* GOAL OF THE EXERCISE
Reproduce the listing exactly and skip over any pictures.

* MATERIAL PROVIDED
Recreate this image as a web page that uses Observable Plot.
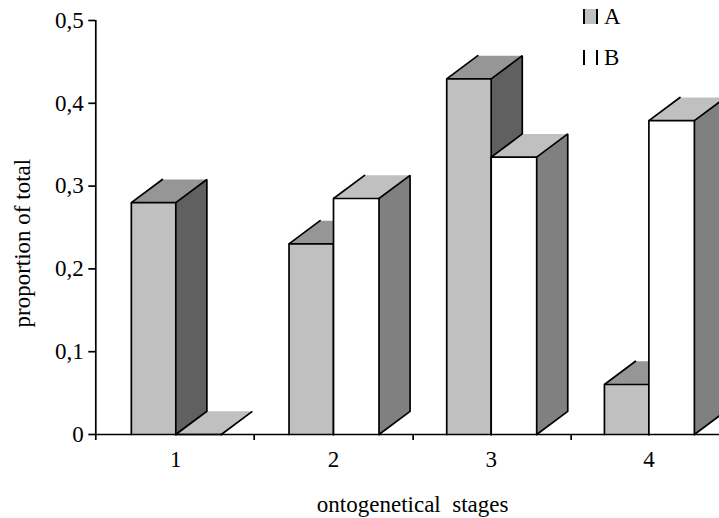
<!DOCTYPE html>
<html><head><meta charset="utf-8">
<script src="https://cdn.jsdelivr.net/npm/d3@7"></script>
<script src="https://cdn.jsdelivr.net/npm/@observablehq/plot@0.6"></script>
<style>
html,body{margin:0;padding:0;background:#fff;overflow:hidden}
#wrap{position:relative;width:719px;height:518px}
#wrap svg{display:block;background:#fff}
.lg{position:absolute;left:583px;font:23px "Liberation Serif",serif;color:#000;line-height:15px;display:flex;align-items:center}
.lg i{display:block;width:11px;height:15px;border-left:2px solid #000;border-right:2px solid #000;margin-right:6px}
</style></head><body><div id="wrap"></div>
<script>
const stages = [1, 2, 3, 4];
const seriesA = [0.28, 0.2303, 0.4295, 0.0604];
const seriesB = [0, 0.285, 0.335, 0.379];
const yTicks = [0, 0.1, 0.2, 0.3, 0.4, 0.5];
const groupEdges = [0.4927, 1.497, 2.505, 3.507];
const seriesStyles = [
  {name: "A", values: seriesA, front: "#c0c0c0", top: "#969696", side: "#606060", off: -0.282, w: 0.282},
  {name: "B", values: seriesB, front: "#ffffff", top: "#c0c0c0", side: "#808080", off: 0, w: 0.2885}
];
const depthX = 0.197, depthY = 0.028;
const font = '"Liberation Serif",serif';

const marks = [];
function face(pts, fill){ marks.push(Plot.line(pts.concat([pts[0]]), {x:"0", y:"1", fill, stroke:"none", curve:"linear"})); }
function edge(pts, sw=1.7){ marks.push(Plot.line(pts, {x:"0", y:"1", stroke:"#000", strokeWidth:sw, strokeLinejoin:"miter", curve:"linear"})); }

stages.forEach((s, i) => {
  seriesStyles.forEach(st => {
    const v = st.values[i], x0 = s + st.off, x1 = x0 + st.w;
    const xb0 = x0 + depthX, xb1 = x1 + depthX, v2 = v + depthY;
    face([[x1,0],[xb1,depthY],[xb1,v2],[x1,v]], st.side);
    face([[x0,v],[xb0,v2],[xb1,v2],[x1,v]], st.top);
    face([[x0,0],[x1,0],[x1,v],[x0,v]], st.front);
    edge([[x1,0],[xb1,depthY],[xb1,v2],[x1,v]]);
    edge([[xb0,v2],[x0,v],[x1,v]]);
    edge([[x0,0],[x0,v]]);
    edge([[x1,0],[x1,v]]);
  });
});

const chart = Plot.plot({
  width: 719, height: 518,
  marginLeft: 95.3, marginRight: 0, marginTop: 20, marginBottom: 84,
  style: {fontFamily: font, fontSize: "23px", color: "#000", background: "#fff", overflow: "hidden"},
  x: {type: "linear", domain: [0.4927, 4.4477], axis: null},
  y: {domain: [0, 0.5], axis: null},
  marks: [
    ...marks,
    Plot.ruleY([0], {stroke: "#000", strokeWidth: 1.7}),
    Plot.ruleX([0.4927], {stroke: "#000", strokeWidth: 1.7}),
    Plot.axisY({ticks: yTicks, tickSize: 7, tickPadding: 5, tickFormat: d => String(d).replace(".", ","), label: null, stroke: "#000", strokeWidth: 1.7, fontSize: 23}),
    Plot.axisX({ticks: groupEdges, tickSize: 6, tickFormat: () => "", label: null, stroke: "#000", strokeWidth: 1.7}),
    Plot.axisX({ticks: stages, tickSize: 0, tickPadding: 16, tickFormat: d => String(d), label: null, fontSize: 23}),
    Plot.text(["ontogenetical  stages"], {frameAnchor: "bottom", dy: 70, dx: 5, fontSize: 23, lineAnchor: "middle", style: {whiteSpace: "pre"}}),
    Plot.text(["proportion of total"], {frameAnchor: "left", rotate: -90, dx: -73, dy: 100, fontSize: 23})
  ]
});
const wrap = document.getElementById("wrap");
wrap.appendChild(chart);
seriesStyles.forEach((st, i) => {
  const d = document.createElement("div");
  d.className = "lg";
  d.style.top = (9 + i * 41) + "px";
  const k = document.createElement("i");
  k.style.background = st.front;
  d.appendChild(k);
  d.appendChild(document.createTextNode(st.name));
  wrap.appendChild(d);
});
</script></body></html>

* RESULT
Recreate this image as a web page that uses Observable Plot.
<!DOCTYPE html>
<html><head><meta charset="utf-8">
<script src="https://cdn.jsdelivr.net/npm/d3@7"></script>
<script src="https://cdn.jsdelivr.net/npm/@observablehq/plot@0.6"></script>
<style>
html,body{margin:0;padding:0;background:#fff;overflow:hidden}
#wrap{position:relative;width:719px;height:518px}
#wrap svg{display:block;background:#fff}
.lg{position:absolute;left:583px;font:23px "Liberation Serif",serif;color:#000;line-height:15px;display:flex;align-items:center}
.lg i{display:block;width:11px;height:15px;border-left:2px solid #000;border-right:2px solid #000;margin-right:6px}
</style></head><body><div id="wrap"></div>
<script>
const stages = [1, 2, 3, 4];
const seriesA = [0.28, 0.2303, 0.4295, 0.0604];
const seriesB = [0, 0.285, 0.335, 0.379];
const yTicks = [0, 0.1, 0.2, 0.3, 0.4, 0.5];
const groupEdges = [0.4927, 1.497, 2.505, 3.507];
const seriesStyles = [
  {name: "A", values: seriesA, front: "#c0c0c0", top: "#969696", side: "#606060", off: -0.282, w: 0.282},
  {name: "B", values: seriesB, front: "#ffffff", top: "#c0c0c0", side: "#808080", off: 0, w: 0.2885}
];
const depthX = 0.197, depthY = 0.028;
const font = '"Liberation Serif",serif';

const marks = [];
function face(pts, fill){ marks.push(Plot.line(pts.concat([pts[0]]), {x:"0", y:"1", fill, stroke:"none", curve:"linear"})); }
function edge(pts, sw=1.7){ marks.push(Plot.line(pts, {x:"0", y:"1", stroke:"#000", strokeWidth:sw, strokeLinejoin:"miter", curve:"linear"})); }

stages.forEach((s, i) => {
  seriesStyles.forEach(st => {
    const v = st.values[i], x0 = s + st.off, x1 = x0 + st.w;
    const xb0 = x0 + depthX, xb1 = x1 + depthX, v2 = v + depthY;
    face([[x1,0],[xb1,depthY],[xb1,v2],[x1,v]], st.side);
    face([[x0,v],[xb0,v2],[xb1,v2],[x1,v]], st.top);
    face([[x0,0],[x1,0],[x1,v],[x0,v]], st.front);
    edge([[x1,0],[xb1,depthY],[xb1,v2],[x1,v]]);
    edge([[xb0,v2],[x0,v],[x1,v]]);
    edge([[x0,0],[x0,v]]);
    edge([[x1,0],[x1,v]]);
  });
});

const chart = Plot.plot({
  width: 719, height: 518,
  marginLeft: 95.3, marginRight: 0, marginTop: 20, marginBottom: 84,
  style: {fontFamily: font, fontSize: "23px", color: "#000", background: "#fff", overflow: "hidden"},
  x: {type: "linear", domain: [0.4927, 4.4477], axis: null},
  y: {domain: [0, 0.5], axis: null},
  marks: [
    ...marks,
    Plot.ruleY([0], {stroke: "#000", strokeWidth: 1.7}),
    Plot.ruleX([0.4927], {stroke: "#000", strokeWidth: 1.7}),
    Plot.axisY({ticks: yTicks, tickSize: 7, tickPadding: 5, tickFormat: d => String(d).replace(".", ","), label: null, stroke: "#000", strokeWidth: 1.7, fontSize: 23}),
    Plot.axisX({ticks: groupEdges, tickSize: 6, tickFormat: () => "", label: null, stroke: "#000", strokeWidth: 1.7}),
    Plot.axisX({ticks: stages, tickSize: 0, tickPadding: 16, tickFormat: d => String(d), label: null, fontSize: 23}),
    Plot.text(["ontogenetical  stages"], {frameAnchor: "bottom", dy: 70, dx: 5, fontSize: 23, lineAnchor: "middle", style: {whiteSpace: "pre"}}),
    Plot.text(["proportion of total"], {frameAnchor: "left", rotate: -90, dx: -73, dy: 100, fontSize: 23})
  ]
});
const wrap = document.getElementById("wrap");
wrap.appendChild(chart);
seriesStyles.forEach((st, i) => {
  const d = document.createElement("div");
  d.className = "lg";
  d.style.top = (9 + i * 41) + "px";
  const k = document.createElement("i");
  k.style.background = st.front;
  d.appendChild(k);
  d.appendChild(document.createTextNode(st.name));
  wrap.appendChild(d);
});
</script></body></html>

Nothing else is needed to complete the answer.